Around my child’s second birthday, I was invited to a new friend’s Blessingway: a traditional Navajo ceremony that celebrates and honours a woman who is about to give birth. I threw myself into the preparations, keen to provide the type of support that I felt had been missing in my own transition to motherhood. I baked meals for her freezer, made copies of my favourite one-pot recipes, and wrote heartfelt notes to both mother and babe. When the day came, I put on a fancy dress that I hadn’t worn since before my pregnancy, brushed glitter on my cheeks, and arrived at my friend’s house excited to radiate positivity and love. The small group of invitees clearly shared similar intentions, and the room swelled with smiles, laughter and hugs. After snacks, we gathered in a circle, and each woman offered an inspirational song, reading or activity to our very pregnant friend. When my turn came, I grinned, eagerly took out my prepared reading, and - to my utter surprise and horror - burst into tears. 
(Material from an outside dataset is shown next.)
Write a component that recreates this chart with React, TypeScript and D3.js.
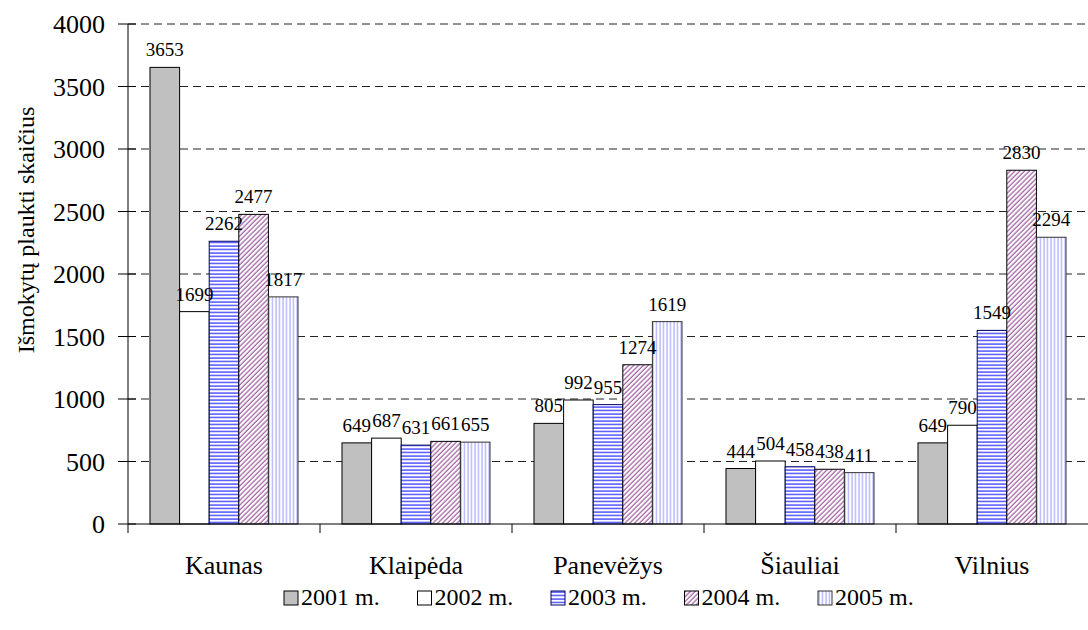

The excerpt I’d intended to read was from Molly Caro May’s Body Full of Stars: Female Rage and my Passage into Motherhood. The book centers on May’s struggle to renegotiate her relationships with her body and her husband in the wake of extreme postpartum incontinence. She details the intensely personal and lonely, yet still somehow universal, journey of destabilization, perseverance, and growth that many women traverse when they become mothers, and concludes with a rousing reflection on the possibility that being ailed does not preclude being capable, beautiful, and strong. I’d chosen the text thinking it would give my friend hope regardless of how her labour and delivery unfolded. I’d failed to realize that I wouldn’t be able to explain why the book had been so illuminating to me without divulging something about the dark place I’d been in when I’d read it.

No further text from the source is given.